Instead of a payroll tax that harms workers, lawmakers should increase people’s awareness about long-term care and enact reforms that create a healthy, price-competitive insurance market
Elizabeth New (Hovde)
Washington Policy Center
It’s becoming painfully clear that the lifetime benefit attached to the state’s mandatory long-term-care program will not be adequate even for Washingtonians who someday qualify for WA Cares’ dollars.
New data from the Bureau of Labor Statistics show the cost of home care rose 14.2% in the last year alone. Industry leader Genworth Financial found increases between 1% and 10% across various long-term care (LTC) facility types in its most recent Cost of Care Survey, continuing an upward trend seen the past several years. “The most substantial cost increases occurred in home health aide and homemaker services costs,” a March 12 press release said.
The company estimates that on the low end for LTC services, a part-time (20-hour-per-week) home health aide in Washington state this year will cost $42,848. A private room in a nursing home could run $169,178. Meanwhile, WA Cares’ website says its benefit of $36,500 “could cover around 20 hours per week of home care for about a year.”
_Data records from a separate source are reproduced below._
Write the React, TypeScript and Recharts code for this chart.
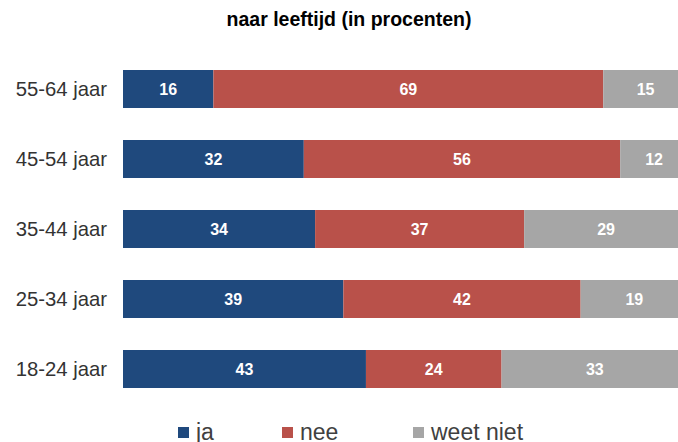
import { BarChart, Bar, XAxis, YAxis, LabelList } from 'recharts'

const categories = ['55-64 jaar', '45-54 jaar', '35-44 jaar', '25-34 jaar', '18-24 jaar']
const ja = [16, 32, 34, 39, 43]
const nee = [69, 56, 37, 42, 24]
const weetNiet = [15, 12, 29, 19, 33]

const seriesNames = ['ja', 'nee', 'weet niet']
const colors = ['#1F497D', '#B9514A', '#A6A6A6']

const data = categories.map((name, i) => ({
  name,
  ja: ja[i],
  nee: nee[i],
  weetNiet: weetNiet[i],
}))

const font = '"Liberation Sans", Arial, sans-serif'

export default function App() {
  const keys = ['ja', 'nee', 'weetNiet']
  return (
    <div
      style={{
        position: 'absolute',
        left: 0,
        top: 0,
        width: 678,
        height: 442,
        overflow: 'hidden',
        background: '#fff',
        fontFamily: font,
      }}
    >
      <div
        style={{
          position: 'absolute',
          left: 0,
          top: 8,
          width: 698,
          textAlign: 'center',
          fontWeight: 'bold',
          fontSize: 19.5,
          color: '#000',
        }}
      >
        naar leeftijd (in procenten)
      </div>
      <BarChart
        width={688}
        height={442}
        data={data}
        layout="vertical"
        margin={{ top: 54, right: 0, bottom: 38, left: 0 }}
      >
        <XAxis type="number" domain={[0, 100]} hide />
        <YAxis
          type="category"
          dataKey="name"
          width={123}
          axisLine={false}
          tickLine={false}
          tickSize={0}
          tickMargin={16}
          tick={{ fill: '#333', fontSize: 20.3, fontFamily: font }}
        />
        {keys.map((k, i) => (
          <Bar key={k} dataKey={k} stackId="a" fill={colors[i]} barSize={38} isAnimationActive={false}>
            <LabelList
              dataKey={k}
              position="center"
              fill="#fff"
              fontWeight="bold"
              fontSize={16}
              fontFamily={font}
            />
          </Bar>
        ))}
      </BarChart>
      {seriesNames.map((s, i) => (
        <div
          key={s}
          style={{
            position: 'absolute',
            left: [178, 282, 413][i],
            top: 419,
            display: 'flex',
            alignItems: 'center',
            fontSize: 23,
            color: '#404040',
            whiteSpace: 'nowrap',
          }}
        >
          <span style={{ display: 'inline-block', width: 11, height: 11, background: colors[i], marginRight: 7 }} />
          {s}
        </div>
      ))}
    </div>
  )
}
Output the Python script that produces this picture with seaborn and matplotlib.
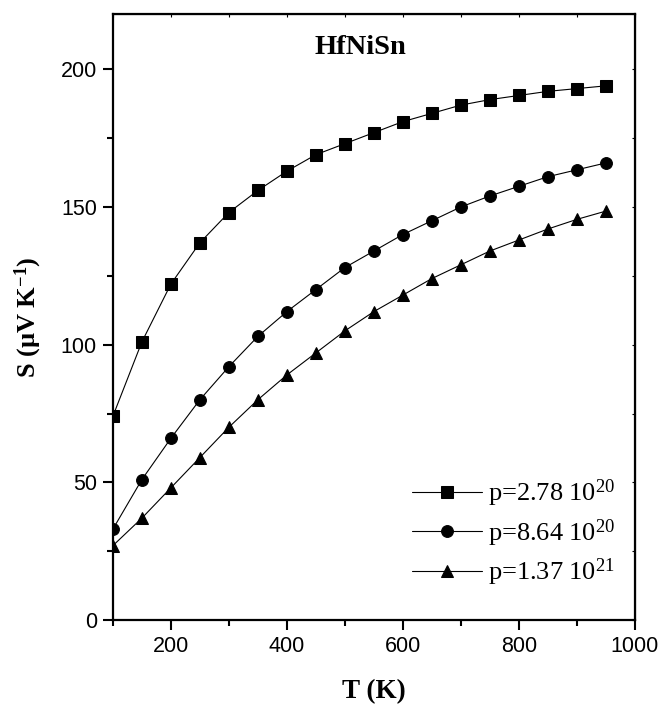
import numpy as np
import pandas as pd
import matplotlib.pyplot as plt
import seaborn as sns
from matplotlib.ticker import MultipleLocator

#%% data
T = [100, 150, 200, 250, 300, 350, 400, 450, 500, 550, 600, 650, 700, 750, 800, 850, 900, 950]
s_p1 = [74, 101, 122, 137, 148, 156, 163, 169, 173, 177, 181, 184, 187, 189, 190.5, 192, 193, 194]
s_p2 = [33, 51, 66, 80, 92, 103, 112, 120, 128, 134, 140, 145, 150, 154, 157.5, 161, 163.5, 166]
s_p3 = [27, 37, 48, 59, 70, 80, 89, 97, 105, 112, 118, 124, 129, 134, 138, 142, 145.5, 148.5]
labels = ['p=2.78 10$^{20}$', 'p=8.64 10$^{20}$', 'p=1.37 10$^{21}$']

df = pd.concat([pd.DataFrame({'T': T, 'S': s, 'sample': l})
                for s, l in zip([s_p1, s_p2, s_p3], labels)], ignore_index=True)

#%% figure
sns.set_style('ticks')
plt.rcParams['font.family'] = ['Liberation Sans', 'DejaVu Sans']
plt.rcParams['mathtext.fontset'] = 'custom'
plt.rcParams['mathtext.rm'] = 'Liberation Serif'
plt.rcParams['mathtext.it'] = 'Liberation Serif:italic'
plt.rcParams['mathtext.bf'] = 'Liberation Serif:bold'
for k in ['text.color', 'axes.labelcolor', 'xtick.color', 'ytick.color', 'axes.edgecolor']:
    plt.rcParams[k] = 'k'

fig = plt.figure(figsize=(6.64, 7.06), dpi=100)
ax = fig.add_axes([0.170, 0.1218, 0.786, 0.858])

sns.lineplot(data=df, x='T', y='S', hue='sample', style='sample',
             palette=['k', 'k', 'k'], markers=['s', 'o', '^'], dashes=False,
             markersize=8.5, markeredgecolor='k', linewidth=0.8, ax=ax)

ax.set_xlim(100, 1000)
ax.set_ylim(0, 220)
ax.xaxis.set_major_locator(MultipleLocator(200))
ax.xaxis.set_minor_locator(MultipleLocator(100))
ax.yaxis.set_major_locator(MultipleLocator(50))
ax.yaxis.set_minor_locator(MultipleLocator(25))
ax.tick_params(which='major', length=7.5, width=1.5, labelsize=15.5, direction='out', pad=4)
ax.tick_params(which='minor', length=4, width=1.5, direction='out')
for sp in ax.spines.values():
    sp.set_linewidth(1.6)
    sp.set_visible(True)
    sp.set_color('k')

# small inward ticks on top and right, no labels
axt = ax.secondary_xaxis('top')
axt.xaxis.set_major_locator(MultipleLocator(200))
axt.xaxis.set_minor_locator(MultipleLocator(100))
axt.tick_params(which='both', direction='in', length=2, width=0.8, labeltop=False)
axr = ax.secondary_yaxis('right')
axr.yaxis.set_major_locator(MultipleLocator(50))
axr.yaxis.set_minor_locator(MultipleLocator(25))
axr.tick_params(which='both', direction='in', length=2, width=0.8, labelright=False)

serif = ['Liberation Serif', 'DejaVu Serif']
ax.set_xlabel('T (K)', family=serif, fontweight='bold', fontsize=19.5, labelpad=16)
ax.set_ylabel('S (µV K$^{\\mathbf{-1}}$)', family=serif, fontweight='bold', fontsize=19, labelpad=12)
ax.text(527, 208, 'HfNiSn', family=serif, fontweight='bold', fontsize=20.5,
        ha='center', va='center')

leg = ax.legend(loc='center left', bbox_to_anchor=(0.573, 0.144), frameon=False,
                borderpad=0, borderaxespad=0,
                handlelength=2.65, handletextpad=0.25, labelspacing=0.3,
                prop={'family': serif, 'size': 19}, title=None)

fig.savefig('out.png', dpi=100, facecolor='w')
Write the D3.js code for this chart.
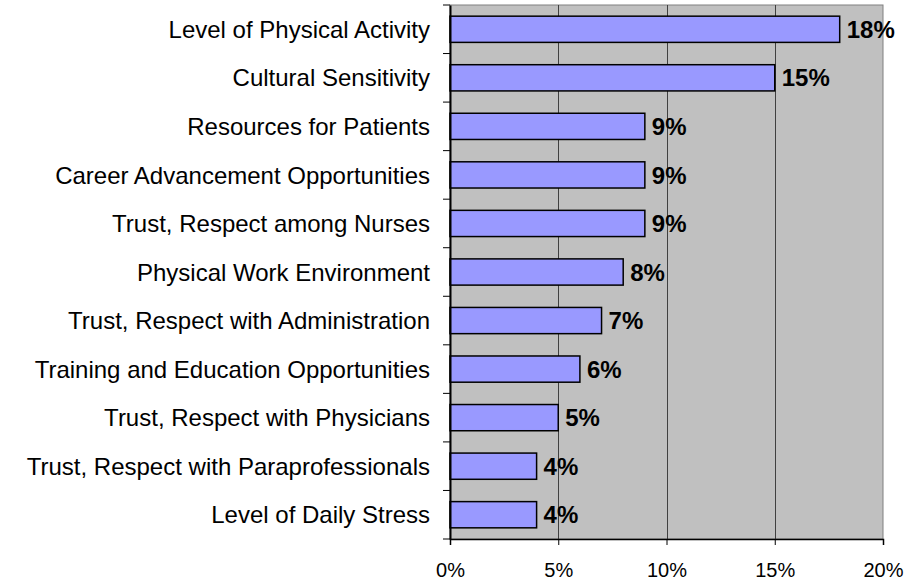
<!DOCTYPE html>
<html>
<head>
<meta charset="utf-8">
<script src="https://cdn.jsdelivr.net/npm/d3@7"></script>
<style>
  body { margin: 0; background: #fff; }
  svg { font-family: "Liberation Sans", Arial, sans-serif; }
</style>
</head>
<body>
<svg id="chart" width="908" height="584"></svg>
<script>
var categories = [
  "Level of Physical Activity",
  "Cultural Sensitivity",
  "Resources for Patients",
  "Career Advancement Opportunities",
  "Trust, Respect among Nurses",
  "Physical Work Environment",
  "Trust, Respect with Administration",
  "Training and Education Opportunities",
  "Trust, Respect with Physicians",
  "Trust, Respect with Paraprofessionals",
  "Level of Daily Stress"
];
var values = [18, 15, 9, 9, 9, 8, 7, 6, 5, 4, 4];
var xTicks = [0, 5, 10, 15, 20];

var plotL = 450, plotR = 883, plotT = 5, plotB = 539;
var svg = d3.select("#chart");

var x = d3.scaleLinear().domain([0, 20]).range([plotL, plotR]);
var y = d3.scaleBand().domain(categories).range([plotT, plotB]).paddingInner(0.46).paddingOuter(0.23);
var yb = d3.scaleBand().domain(categories).range([plotT, plotB]);

// plot background
svg.append("rect")
  .attr("x", plotL).attr("y", plotT)
  .attr("width", plotR - plotL).attr("height", plotB - plotT)
  .attr("fill", "#c0c0c0")
  .attr("stroke", "#808080").attr("stroke-width", 1);

// gridlines
svg.selectAll(".grid")
  .data(xTicks.filter(d => d > 0 && d < 20))
  .enter().append("line")
  .attr("class", "grid")
  .attr("x1", d => Math.round(x(d)) + 0.5).attr("x2", d => Math.round(x(d)) + 0.5)
  .attr("y1", plotT).attr("y2", plotB)
  .attr("stroke", "#404040").attr("stroke-width", 1);

// bars
svg.selectAll(".bar")
  .data(values)
  .enter().append("rect")
  .attr("class", "bar")
  .attr("x", x(0))
  .attr("y", (d, i) => y(categories[i]))
  .attr("width", d => x(d) - x(0))
  .attr("height", y.bandwidth())
  .attr("fill", "#9999ff")
  .attr("stroke", "#000").attr("stroke-width", 1.5);

// value labels
svg.selectAll(".val")
  .data(values)
  .enter().append("text")
  .attr("class", "val")
  .attr("x", d => x(d) + 7)
  .attr("y", (d, i) => y(categories[i]) + y.bandwidth() / 2)
  .attr("dy", "0.36em")
  .attr("font-size", 24)
  .attr("font-weight", "bold")
  .attr("fill", "#000")
  .text(d => d + "%");

// y axis
var yAxis = d3.axisLeft(yb).tickSize(0).tickFormat("");
svg.append("g").attr("transform", "translate(" + plotL + ",0)").call(yAxis)
  .call(g => g.select(".domain").attr("stroke", "#000").attr("stroke-width", 2));
svg.selectAll(".ytick")
  .data(categories.concat(["end"]))
  .enter().append("line")
  .attr("class", "ytick")
  .attr("x1", plotL - 7).attr("x2", plotL)
  .attr("y1", (d, i) => i < categories.length ? yb(d) : plotB)
  .attr("y2", (d, i) => i < categories.length ? yb(d) : plotB)
  .attr("stroke", "#000").attr("stroke-width", 1);

svg.selectAll(".cat")
  .data(categories)
  .enter().append("text")
  .attr("class", "cat")
  .attr("x", plotL - 20)
  .attr("y", d => yb(d) + yb.bandwidth() / 2)
  .attr("dy", "0.36em")
  .attr("text-anchor", "end")
  .attr("font-size", 24)
  .attr("fill", "#000")
  .text(d => d);

// x axis
var xAxis = d3.axisBottom(x).tickValues(xTicks).tickSize(6).tickPadding(18).tickFormat(d => d + "%");
svg.append("g").attr("transform", "translate(0," + plotB + ")").call(xAxis)
  .call(g => g.select(".domain").attr("stroke", "#000").attr("stroke-width", 1.5))
  .call(g => g.selectAll(".tick line").attr("stroke", "#000"))
  .call(g => g.selectAll(".tick text").attr("font-size", 20).attr("fill", "#000")
    .attr("font-family", "Liberation Sans, Arial, sans-serif"));
</script>
</body>
</html>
It’s time for the state to update its website, even if it doesn’t update the inadequate benefit amount it promises workers who might one day qualify for WA Cares. Not doing so allows for more false hope.
The state has already been erroneously messaging that people can have “peace of mind” about long-term care because WA Cares exists. They can’t. Many workers won’t qualify for WA Cares, no matter how much money they pay into WA Cares during their working years or even their need for LTC.
Benefit stagnates
While LTC costs have kept growing since lawmakers passed the law that created WA Cares in 2019, what has the lifetime benefit for WA Cares been doing? Staying the same.
Stephen Forman, senior vice president of Long Term Care Associates, says of the situation, “To keep up with the cost of living, the $36,500 benefit passed in 2019 should have already grown to $44,800. As it is, WA Cares is not expected to hold debate on its first cost-of-living adjustment for another three years — July of 2027. By then, WA Cares will have easily fallen $10,000 behind the cost of care, which beneficiaries will have to make up out of their own pockets.”
Even when the benefit is allowed to increase and come closer to paying for actual costs associated with long-term care, it might not rise with inflation. While the state says “the benefit amount will be adjusted annually up to the rate of inflation,” the key words to pay attention to are “up to.”
In a December meeting of the WA Cares oversight and advisory group, the Long-Term Services and Supports Commission (LTSS), Sen. Curtis King, R-Yakima, asked if the $36,500 benefit will rise with inflation automatically or be subject to approval of some kind. Approval is needed.
Commission members were told the state’s Office of Financial Management will have a benefits council making decisions based on actuarial modeling about “how far up” the benefit can go. Also, the amount is capped at the rate of inflation. It is not required to go up to it. Another senator in the meeting then expressed concern that LTSS members wouldn’t have a say about an increase. He worried the amount might rise too high to keep the fund solvent. (Solvency of WA Cares has been a concern.)
With the cost of care expected to continue climbing, WA Cares is becoming an even worse bet for workers forced to pay 58 cents of every $100 they earn to the state for a benefit they might never receive.
Without WA Cares, some workers could save or invest money in better ways to help with potential long-term care. Lower-income workers could use the money for life needs they have today, instead of a possible life need in the future. Sometimes, these workers will be financing LTC for workers with higher incomes and more resources. Ouch.
The state should repeal its LTC law as soon as possible. It should have done away with WA Cares before voters have an opportunity to make WA Cares optional in November with Initiative 2124.
Instead of a payroll tax that harms workers, lawmakers should increase people’s awareness about long-term care and enact reforms that create a healthy, price-competitive insurance market. Most of all, lawmakers should protect Medicaid. That’s a safety net taxpayers already provide people in need of help with LTC financing.
Elizabeth New (Hovde) is a policy analyst and the director of the Centers for Health Care and Worker Rights at the Washington Policy Center. She is a Clark County resident.